Leaving Women Behind: Modern Familes, Outdated Laws


New Book Examines Problems Facing Modern Women; Identifies Needed Changes

WASHINGTON, D.C. (MAY 3, 2006) – The most important economic and social change in the past half-century has been the movement of women into the labor market. Yet our outdated public policies have completely ignored the change. That's the thesis of the new book Leaving Women Behind: Modern Families, Outdated Laws, which was unveiled at a public forum hosted by the Cato Institute today.

According to the new book Leaving Women Behind: Modern Families, Outdated Laws , our major economic institutions — including tax law, labor law, and employee benefits law, as well as Social Security, and retirement policies — reward families with full-time worker and a stay-at-home spouse and by comparison punish every other arrangement.

"These institutions are still designed from top-to-bottom for an Ozzie and Harriet lifestyle," said Kimberley Strassel, editorial writer for the Wall Street Journal and co-author of the book.

The book profiles real-life examples of how our nation's laws are making the lives of modern families more difficult than they need to be.

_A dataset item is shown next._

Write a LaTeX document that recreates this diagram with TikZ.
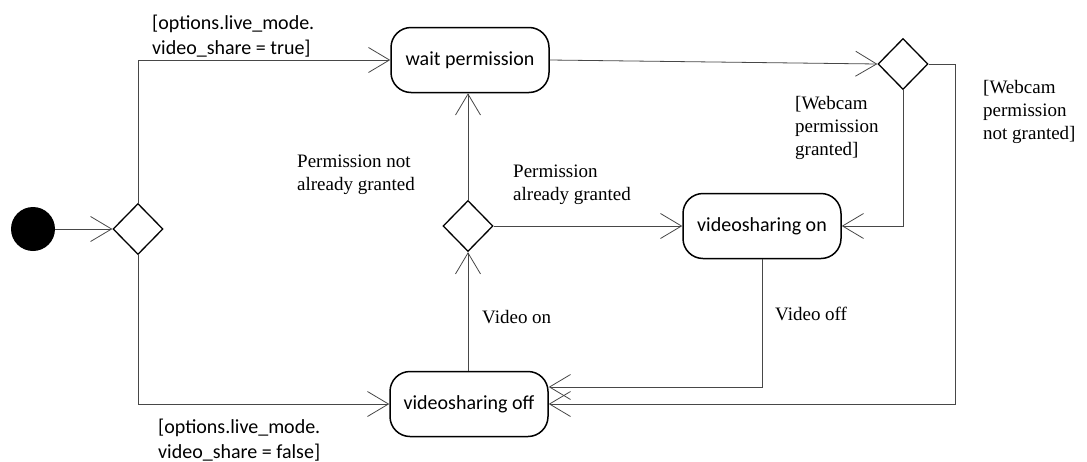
\documentclass[tikz,border=0pt]{standalone}
\usepackage{fontspec}
\setmainfont{Liberation Serif}
\newfontfamily\guardfont{Carlito}
\usetikzlibrary{arrows.meta,shapes.geometric}

\begin{document}
\begin{tikzpicture}[x=1pt,y=-1pt,
  state/.style={draw, line width=1.5pt, rounded corners=20pt, minimum width=158pt,
    minimum height=65pt, inner sep=0pt, font=\guardfont\fontsize{20}{24}\selectfont},
  choice/.style={draw, line width=1.3pt, diamond, minimum width=50pt,
    minimum height=51pt, inner sep=0pt},
  flow/.style={draw=black!72, line width=0.8pt,
    -{Straight Barb[length=21pt,width=25pt,line width=0.8pt]}},
  note/.style={font=\fontsize{19}{23}\selectfont, align=left, anchor=west, inner sep=0pt},
  guard/.style={font=\guardfont\fontsize{20}{24.5}\selectfont, align=left, anchor=west, inner sep=0pt}
]
\useasboundingbox (0,0) rectangle (1087,461);

% states and decisions
\node[circle, fill, minimum size=44pt, inner sep=0pt] (start) at (33,229) {};
\node[choice] (d1) at (138,229) {};
\node[state] (wait) at (470,60) {wait permission};
\node[choice] (d3) at (903,64) {};
\node[choice] (d2) at (468,226) {};
\node[state] (on) at (762,226) {videosharing on};
\node[state] (off) at (469,404) {videosharing off};
\coordinate (rt) at (955,404);

% transitions
\draw[flow] (start) -- (d1);
\draw[flow] (d1.north) |- (wait.west);
\draw[flow] (d1.south) |- (off.west);
\draw[flow] (wait.east) -- (d3.west);
\draw[flow] (d3.south) |- (on.east);
\draw[flow] (d3.east) -| (rt) -- (off.east);
\draw[flow] (d2.north) -- (d2.north |- wait.south);
\draw[flow] (d2.east) -- (on.west);
\draw[flow] (off.north -| d2.south) -- (d2.south);
\draw[flow] (on.south) |- ([yshift=17pt]off.east);

% guards and labels
\node[guard] (g1) at (152,36) {[options.live\_mode.\\video\_share = true]};
\node[guard] (g2) at (158,440) {[options.live\_mode.\\video\_share = false]};
\node[note] (l1) at (297,175) {Permission not\\already granted};
\node[note] (l2) at (513,185) {Permission\\already granted};
\node[note] (l3) at (795,128) {[Webcam\\permission\\granted]};
\node[note] (l4) at (983,112) {[Webcam\\permission\\not granted]};
\node[note] (l5) at (482,317) {Video on};
\node[note] (l6) at (775,314) {Video off};
\end{tikzpicture}
\end{document}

The authors then detail a series of reforms needed to bring our institutions in sync with the way people are living their lives in the 21 st Century.

Leaving Women Behind: Modern Families, Outdated Laws was co-authored by Kimberley Strassel, editorial writer for the Wall Street Journal; John C. Goodman, president of the National Center for Policy Analysis (NCPA); and Celeste Colgan, an NCPA senior fellow. It is published by Rowman & Littlefield in cooperation with the Manhattan Institute and will be available at booksellers, including Amazon.com.